Moving forward to the second section, this article will now discuss on securing connectivity between Openstack and SAN/NAS solution which is equally important as securing block and object storage. Cinder and storage communicates through management path. Communication uses SSH, or through REST by SSL. It is advisable to keep management interface on secure LANs and use strong passwords for management accounts. Try avoid default vendor passwords, and role based security and accountability can be helpful forensic tools. Now the readers might be thinking about the efforts that can be used in securing the data path. There are many ways to do it and a strict checklist with specifications for setting hardening parameters can be used for devices and components, let say for NFS: a stricter configuration options for exports and user management can be practiced, proper access control lists (ACLs) to limit only authenticated users to see IP SAN and all other setting that can reduce the vulnerability list. The reason why proper ACL is important is because any server that resides on same IP segment as that of isci storage can access the storage theoretically and perform read/write operations. Proper control on file owned by root with permissions 600 is also advisable.
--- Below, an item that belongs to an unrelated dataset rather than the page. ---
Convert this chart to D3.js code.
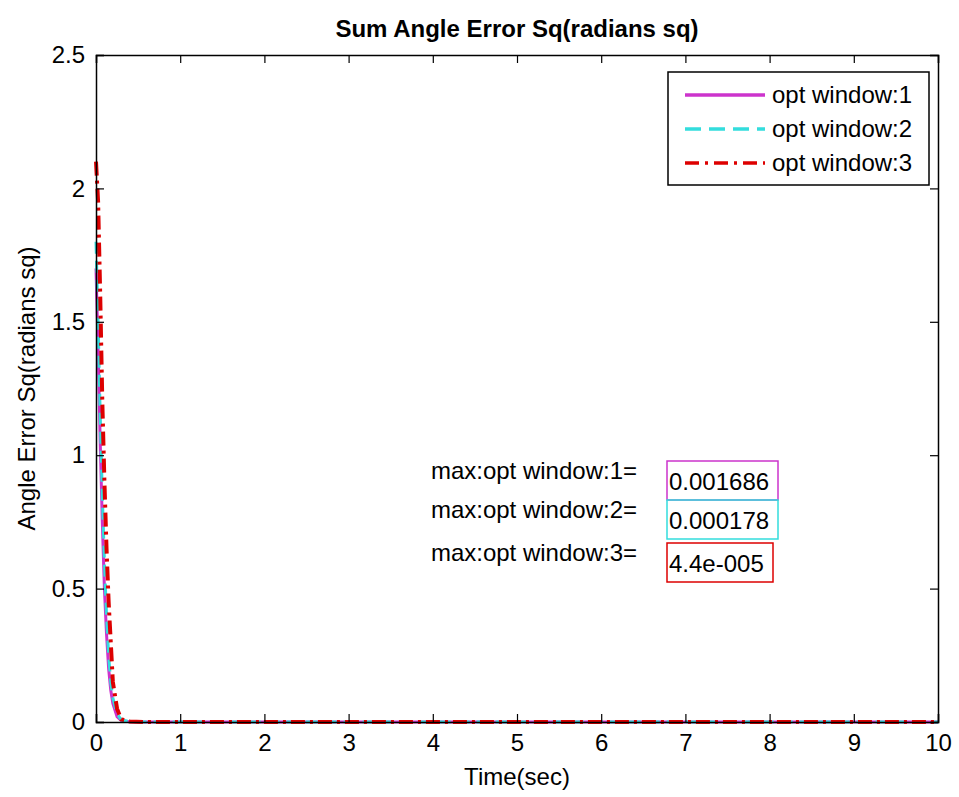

There are other ways for securing communications like CHAP that assists identifying client through username and password. When Cinder communicates with storage it generates a random key and it is used by Nova when it connects with iscsi and thus a secure connection is established. Another important area to consider is encrypting exposed traffic using “transport” and “tunnel” encryption. there are two ways to encrypt the data- Transport mode and tunnel mode. On transmitter side, transport mode only encrypts data portion and not the header whereas tunnel encrypts both header and data portion. On receiving side, IPSEC-complaint device should be able to decrypt the data packets and for that to work transmitter and receiver should share a public key that gives a secure connectivity, however, it can put some load on network in return. For those volume that uses block storages through fibre channel volume should have Zone managers which can be configured through cinder.conf for proper control.
To conclude, Openstack ecosystem is quite vulnerable when typically installed and a lot of improvements can be seen in terms of security.